"""

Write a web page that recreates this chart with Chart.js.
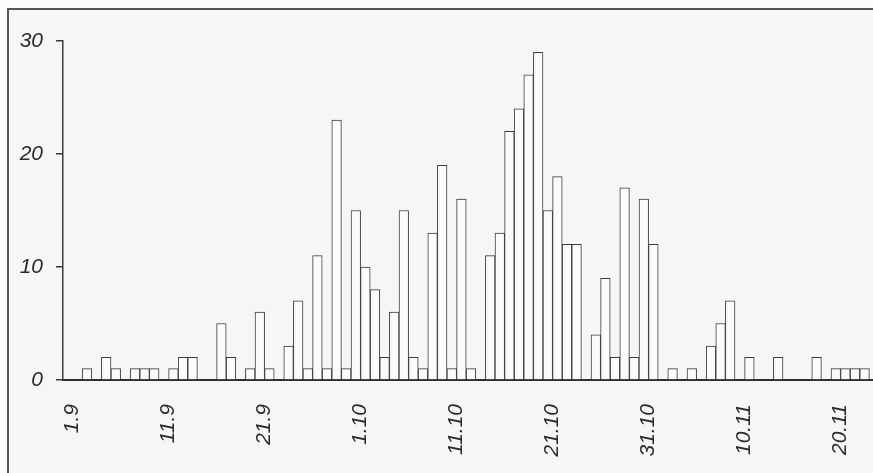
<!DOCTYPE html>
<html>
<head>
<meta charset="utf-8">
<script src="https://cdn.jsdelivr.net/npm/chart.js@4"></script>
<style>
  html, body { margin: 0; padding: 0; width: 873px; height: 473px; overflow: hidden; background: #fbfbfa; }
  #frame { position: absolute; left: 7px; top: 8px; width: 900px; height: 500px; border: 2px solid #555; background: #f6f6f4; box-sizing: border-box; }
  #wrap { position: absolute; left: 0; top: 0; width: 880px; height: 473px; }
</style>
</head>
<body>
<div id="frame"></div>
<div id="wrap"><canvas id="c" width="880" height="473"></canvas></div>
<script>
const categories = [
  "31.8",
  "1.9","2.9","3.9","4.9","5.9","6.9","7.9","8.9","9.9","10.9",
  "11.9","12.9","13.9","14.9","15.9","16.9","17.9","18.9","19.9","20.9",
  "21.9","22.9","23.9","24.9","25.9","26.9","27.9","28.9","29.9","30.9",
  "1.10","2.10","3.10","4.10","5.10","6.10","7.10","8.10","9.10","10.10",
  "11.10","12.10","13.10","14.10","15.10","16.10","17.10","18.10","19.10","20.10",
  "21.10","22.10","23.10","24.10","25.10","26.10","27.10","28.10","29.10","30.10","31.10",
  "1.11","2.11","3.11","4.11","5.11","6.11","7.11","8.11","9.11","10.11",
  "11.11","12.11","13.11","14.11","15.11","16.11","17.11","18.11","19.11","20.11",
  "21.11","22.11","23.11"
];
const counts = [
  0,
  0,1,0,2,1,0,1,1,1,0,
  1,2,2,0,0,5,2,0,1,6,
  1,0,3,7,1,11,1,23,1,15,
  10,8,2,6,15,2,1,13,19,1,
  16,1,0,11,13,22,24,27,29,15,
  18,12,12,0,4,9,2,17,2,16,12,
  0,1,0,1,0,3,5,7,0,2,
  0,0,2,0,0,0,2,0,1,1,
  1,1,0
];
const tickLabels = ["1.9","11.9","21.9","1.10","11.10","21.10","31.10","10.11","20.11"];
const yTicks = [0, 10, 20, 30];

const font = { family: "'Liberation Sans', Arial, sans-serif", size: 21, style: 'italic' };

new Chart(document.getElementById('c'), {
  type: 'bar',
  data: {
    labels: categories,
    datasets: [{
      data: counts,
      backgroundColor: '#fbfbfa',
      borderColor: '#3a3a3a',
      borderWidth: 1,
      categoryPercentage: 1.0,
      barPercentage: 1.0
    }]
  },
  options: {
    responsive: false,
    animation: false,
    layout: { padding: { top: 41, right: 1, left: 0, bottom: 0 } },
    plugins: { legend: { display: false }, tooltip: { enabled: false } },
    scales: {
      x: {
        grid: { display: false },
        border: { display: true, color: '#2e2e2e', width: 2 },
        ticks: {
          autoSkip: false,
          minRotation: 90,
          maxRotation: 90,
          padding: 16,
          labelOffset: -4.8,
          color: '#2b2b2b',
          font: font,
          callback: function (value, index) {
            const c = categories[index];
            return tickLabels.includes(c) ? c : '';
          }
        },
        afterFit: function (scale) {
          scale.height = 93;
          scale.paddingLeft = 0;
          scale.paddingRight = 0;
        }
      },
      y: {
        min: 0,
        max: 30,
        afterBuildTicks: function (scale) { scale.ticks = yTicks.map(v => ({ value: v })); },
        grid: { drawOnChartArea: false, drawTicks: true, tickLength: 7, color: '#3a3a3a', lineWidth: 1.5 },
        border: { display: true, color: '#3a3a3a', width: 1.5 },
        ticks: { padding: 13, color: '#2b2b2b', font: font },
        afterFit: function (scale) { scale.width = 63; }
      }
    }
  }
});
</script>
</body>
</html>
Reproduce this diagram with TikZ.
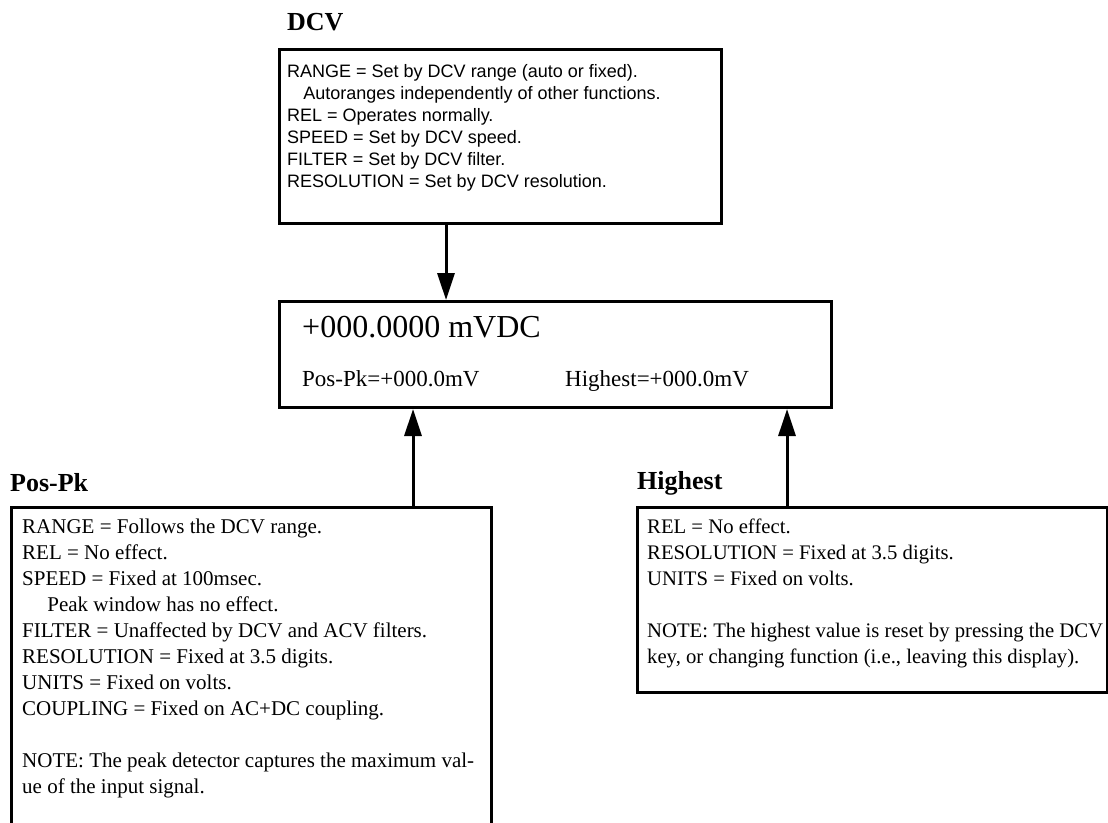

"""

- **PROBLEM DESCRIPTION**: What is the number of lines in the listing above that contain the string "with"? Give only the number.

- **CORRECT RESULT**: 2